Les odeurs, les senteurs et les parfums de sa cuisine n'étaient point pléonasmes aux casseroles de mes souvenirs. Elles embaumaient la salle à manger où nous prenions, cérémonial oblige, tous nos repas. Elles s'ajoutaient les unes aux autres, âpres ou épicées, âcres ou acides, sucrées ou salées, piquantes ou fruitées.
Elles chantaient la méditerranée orientale par tous les ingrédients qui l'embellissaient et la rendaient unique au monde.
Bonjour monsieur,
RépondreSupprimerje viens de lire l'extrait suivant :
"De sa prime enfance, ma mère juive d'Algérie avait appris de sa mère et de sa grand-mère, à cuisiner selon la tradition israélite.

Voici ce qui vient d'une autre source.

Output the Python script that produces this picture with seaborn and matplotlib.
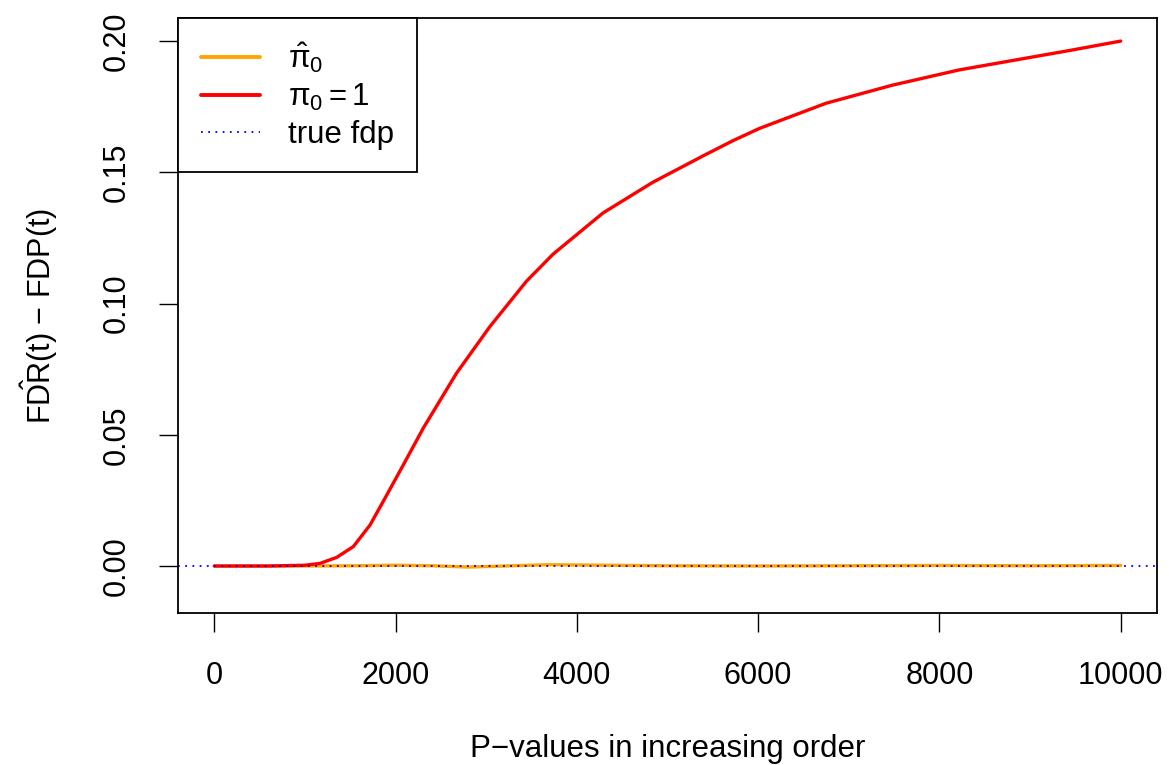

A l'ancienne. Sur un kanoun. Avec la patience pour seule compagne.
--"Pour faire du bon manger, il faut passer des heures devant son fourneau. Une cuisine bâclée, c'est une cuisine bonne....à jeter!" répétait-elle.
Avec fierté, elle préparait mille et un petits plats qui faisaient le délice de sa maisonnée."
J'avoue que ce texte m'a émue aux larmes, j'aurais pu l'écrire moi-même, peut être pas avec votre talent, mais, pour le contenu, rien à changer : les mêmes circonstances, les mêmes mots, les mêmes souvenirs, très émouvant, très bouleversant pour moi qui n'ai plus "ma mère juive", mais sachez que la fin est pour moi différente :
La cuisine de ma mère juive d’Algérie n'a pas vécu. La patience est restée une denrée bien rare et bien précieuse, et que je cultive avec acharnement et passion. Les surgelés chez moi ne supplantent pas les jolis petits plats mitonnés de jadis...
Tout cela, j'en ai compris la valeur à l'âge de 18-20ans, et depuis ce temps, je me suis acharnée à apprendre, à comprendre, à dispenser ma culture juive d'Algérie, acquise surtout à travers la cuisine et les enseignements de "ma mère juive d'Algérie", moi qui n'ai pas eu la chance de vivre là-bas, et qui l'ai toujours regretté...
Je vous remercie monsieur de cette évocation si juste de mon propre ressenti, comme si vous aviez vécu vous même mon enfance, merci de ce moment doux-amer de nostalgie.